DRAPER, Utah—1-800 Contacts notified the Federal Trade Commission (FTC) yesterday of alleged violations by “nearly 28,000 optometrists and other eyecare providers of the Fairness to Contact Lens Consumers Act of 2004 (FCLCA).” The Act requires ECPs to provide patients with a copy of their contact lens prescription.

According to 1-800 Contacts, “These violations reveal a pattern of improper and illegal behavior by many optometrists who consistently put their own profits ahead of patient choice.”

Steven A. Loomis, OD, president of the American Optometric Association responded by saying, “This is another frivolous and unsupported attack on doctors, patients and quality eyecare by an out-of-control industry. Their self-serving, home-cooked “research” has been rejected in state after state and in Washington, DC. These attacks on the doctor-patient relationship and well -established laws recognizing contact lenses as a medical device are backfiring, making them even less credible and placing them further on the fringe.

“As state optometric associations keep defeating their anti-patient bills, the AOA will continue making it a high priority to hold unscrupulous internet contact lens sellers accountable with Federal agencies and with the media whenever and wherever their greed places health and vision at risk,” Loomis said.

“Unlike medical doctors who do not sell what they prescribe, optometrists sell the contact lenses they prescribe,” said Cindy Williams, general counsel of 1-800 Contacts.

“This conflict of interest results in some optometrists acting in a manner that limits their patients’ ability to buy lenses from other retailers—and often results in consumers paying higher prices for an identical product. The violations submitted by 1-800 Contacts to the FTC demonstrate how these optometrists unfairly compete and may harm patient safety as needed prescriptions are not released,” she said.

In response to a query from VMail about how they determined the number of ECPs who violated the FCLCA, 1-800 Contacts' Williams said, “Keeping robust and accurate records is a priority for 1-800 Contacts, and it is the normal course of our business and our compliance with the FCLCA to keep this kind of data.

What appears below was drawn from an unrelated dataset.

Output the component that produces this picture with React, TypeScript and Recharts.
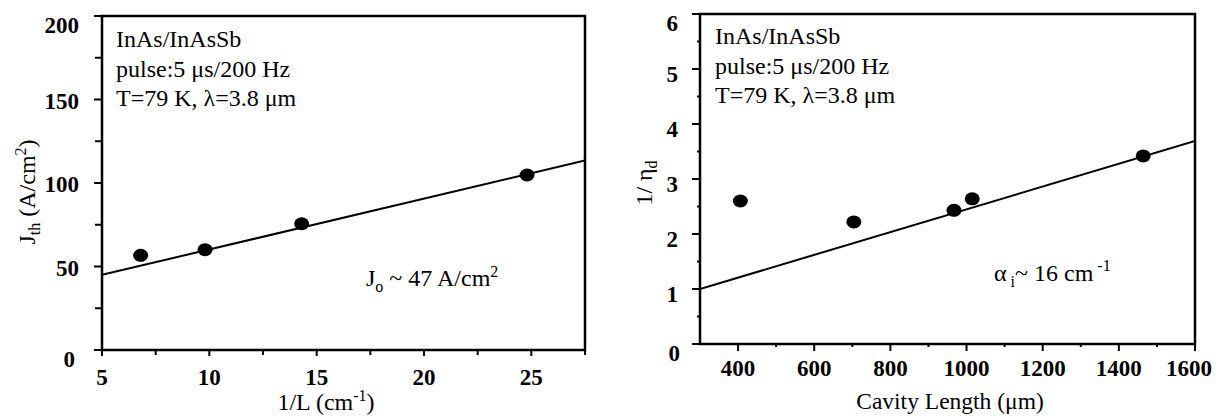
import React from 'react';
import { ComposedChart, XAxis, YAxis, Scatter, Line, ReferenceArea, Customized } from 'recharts';

const FONT = '"Liberation Serif", "Times New Roman", Times, serif';

// ---- Left panel: threshold current density vs inverse cavity length ----
const invLength = [6.8, 9.8, 14.3, 24.8];
const jth = [56.7, 60.1, 75.6, 104.8];
const fitInvLength = [5, 27.5];
const fitJth = [45, 113.5];
const leftXTicks = [5, 7.5, 10, 12.5, 15, 17.5, 20, 22.5, 25, 27.5];
const leftYTicks = [0, 25, 50, 75, 100, 125, 150, 175, 200];

// ---- Right panel: inverse differential efficiency vs cavity length ----
const cavityLength = [406, 704, 967, 1015, 1464];
const invEta = [2.6, 2.22, 2.43, 2.64, 3.42];
const fitCavity = [300, 1600];
const fitInvEta = [1.0, 3.69];
const rightXTicks = [400, 500, 600, 700, 800, 900, 1000, 1100, 1200, 1300, 1400, 1500, 1600];
const rightYTicks = [0, 0.5, 1, 1.5, 2, 2.5, 3, 3.5, 4, 4.5, 5, 5.5, 6];

const noteLines = ['InAs/InAsSb', 'pulse:5 \u03bcs/200 Hz', 'T=79 K, \u03bb=3.8 \u03bcm'];

const leftPoints = invLength.map((x, i) => ({ x, y: jth[i] }));
const leftFit = fitInvLength.map((x, i) => ({ x, y: fitJth[i] }));
const rightPoints = cavityLength.map((x, i) => ({ x, y: invEta[i] }));
const rightFit = fitCavity.map((x, i) => ({ x, y: fitInvEta[i] }));

const TICK_FS = 23;
const NOTE_FS = 24;
const TITLE_FS = 24;

const DotShape = (p: any) => <ellipse cx={p.cx} cy={p.cy} rx={7.5} ry={6.5} fill="#000" />;

const makeXTick = (
  isMajor: (v: number) => boolean,
  majorLen: number,
  minorLen: number,
  labelY: number,
  shift: (v: number) => number
) =>
  (props: any) => {
    const { x, y, payload } = props;
    const v = payload.value;
    const major = isMajor(v);
    return (
      <g>
        <line x1={x} x2={x} y1={y} y2={y + (major ? majorLen : minorLen)} stroke="#000" strokeWidth={2} />
        {major && (
          <text
            x={x + shift(v)}
            y={y + labelY}
            textAnchor="middle"
            style={{ fontFamily: FONT }}
            fontSize={TICK_FS}
            fontWeight="bold"
            fill="#000"
          >
            {v}
          </text>
        )}
      </g>
    );
  };

const makeYTick = (
  isMajor: (v: number) => boolean,
  majorLen: number,
  minorLen: number,
  gap: (v: number) => number,
  dy: (v: number) => number
) =>
  (props: any) => {
    const { x, y, payload } = props;
    const v = payload.value;
    const major = isMajor(v);
    return (
      <g>
        <line x1={x - (major ? majorLen : minorLen)} x2={x} y1={y} y2={y} stroke="#000" strokeWidth={2} />
        {major && (
          <text
            x={x - gap(v)}
            y={y + dy(v)}
            textAnchor="end"
            style={{ fontFamily: FONT }}
            fontSize={TICK_FS}
            fontWeight="bold"
            fill="#000"
          >
            {v}
          </text>
        )}
      </g>
    );
  };

const leftXTick = makeXTick((v) => v % 5 === 0, 6, 5, 35, () => 0);
const leftYTick = makeYTick((v) => v % 50 === 0, 8, 7, (v) => (v === 0 ? 27 : 23), (v) => (v === 0 || v === 200 ? 17 : 9));
const rightXTick = makeXTick((v) => v % 200 === 0, 7, 3, 32, (v) => (v === 1600 ? -6 : 0));
const rightYTick = makeYTick((v) => Number.isInteger(v), 8, 3, (v) => (v === 0 ? 20 : 22), (v) => (v === 0 || v === 6 ? 17 : 13));

const LeftNotes = () => (
  <g style={{ fontFamily: FONT }} fill="#000">
    {noteLines.map((t, i) => (
      <text key={t} x={116} y={47 + i * 29.5} fontSize={NOTE_FS}>
        {t}
      </text>
    ))}
    <text x={366} y={286} fontSize={NOTE_FS}>
      J<tspan dy={6} fontSize={16}>o</tspan>
      <tspan dy={-6}> ~ 47 A/cm</tspan>
      <tspan dy={-9} fontSize={16}>2</tspan>
    </text>
    <text x={326} y={410} fontSize={TITLE_FS} textAnchor="middle">
      1/L (cm<tspan dy={-9} fontSize={16}>-1</tspan>
      <tspan dy={9}>)</tspan>
    </text>
    <text transform="translate(35,192) rotate(-90)" fontSize={TITLE_FS} textAnchor="middle">
      J<tspan dy={5} fontSize={16}>th</tspan>
      <tspan dy={-5}> (A/cm</tspan>
      <tspan dy={-9} fontSize={16}>2</tspan>
      <tspan dy={9}>)</tspan>
    </text>
  </g>
);

const RightNotes = () => (
  <g style={{ fontFamily: FONT }} fill="#000">
    {noteLines.map((t, i) => (
      <text key={t} x={115} y={44 + i * 29.5} fontSize={NOTE_FS}>
        {t}
      </text>
    ))}
    <text x={394} y={281} fontSize={NOTE_FS}>
      {'\u03b1'}
      <tspan dy={6} fontSize={16}> i</tspan>
      <tspan dy={-6}>~ 16 cm</tspan>
      <tspan dy={-10} fontSize={16}> -1</tspan>
    </text>
    <text x={350} y={409} fontSize={23.5} textAnchor="middle">
      Cavity Length ({'\u03bc'}m)
    </text>
    <text transform="translate(52,183) rotate(-90)" fontSize={TITLE_FS} textAnchor="middle">
      1/ {'\u03b7'}<tspan dy={5} fontSize={16}>d</tspan>
    </text>
  </g>
);

export default function App() {
  return (
    <div style={{ position: 'absolute', left: 0, top: 0, width: 1217, height: 419, background: '#fff' }}>
      <div style={{ position: 'absolute', left: 0, top: 0 }}>
        <ComposedChart width={600} height={419} margin={{ top: 16, right: 15, bottom: 0, left: 0 }}>
          <XAxis
            type="number"
            dataKey="x"
            domain={[5, 27.5]}
            ticks={leftXTicks}
            interval={0}
            height={69}
            axisLine={false}
            tickLine={false}
            tickSize={0}
            tickMargin={0}
            tick={leftXTick}
            allowDataOverflow
          />
          <YAxis
            type="number"
            dataKey="y"
            domain={[0, 200]}
            ticks={leftYTicks}
            interval={0}
            width={102}
            axisLine={false}
            tickLine={false}
            tickSize={0}
            tickMargin={0}
            tick={leftYTick}
            allowDataOverflow
          />
          <ReferenceArea x1={5} x2={27.5} y1={0} y2={200} fill="none" fillOpacity={0} stroke="#000" strokeWidth={2.5} />
          <Line data={leftFit} dataKey="y" stroke="#000" strokeWidth={2} dot={false} isAnimationActive={false} />
          <Scatter data={leftPoints} dataKey="y" shape={DotShape} isAnimationActive={false} />
          <Customized component={<LeftNotes />} />
        </ComposedChart>
      </div>
      <div style={{ position: 'absolute', left: 600, top: 0 }}>
        <ComposedChart width={617} height={419} margin={{ top: 14, right: 22, bottom: 0, left: 0 }}>
          <XAxis
            type="number"
            dataKey="x"
            domain={[300, 1600]}
            ticks={rightXTicks}
            interval={0}
            height={75}
            axisLine={false}
            tickLine={false}
            tickSize={0}
            tickMargin={0}
            tick={rightXTick}
            allowDataOverflow
          />
          <YAxis
            type="number"
            dataKey="y"
            domain={[0, 6]}
            ticks={rightYTicks}
            interval={0}
            width={100}
            axisLine={false}
            tickLine={false}
            tickSize={0}
            tickMargin={0}
            tick={rightYTick}
            allowDataOverflow
          />
          <ReferenceArea x1={300} x2={1600} y1={0} y2={6} fill="none" fillOpacity={0} stroke="#000" strokeWidth={2.5} />
          <Line data={rightFit} dataKey="y" stroke="#000" strokeWidth={2} dot={false} isAnimationActive={false} />
          <Scatter data={rightPoints} dataKey="y" shape={DotShape} isAnimationActive={false} />
          <Customized component={<RightNotes />} />
        </ComposedChart>
      </div>
    </div>
  );
}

"Over the course of the last four months we have combed this data, to underscore the widespread pattern of violations by optometrists who are choosing profits over their patients. The vast majority of the violations were discovered in instances when 1-800-Contacts was granted the right to act as its customer’s agent to obtain a copy of their prescription from their doctor. The violations occurred when the optometrists failed to respond to the request, which is contrary to the obligations mandated in the FCLCA,” she said.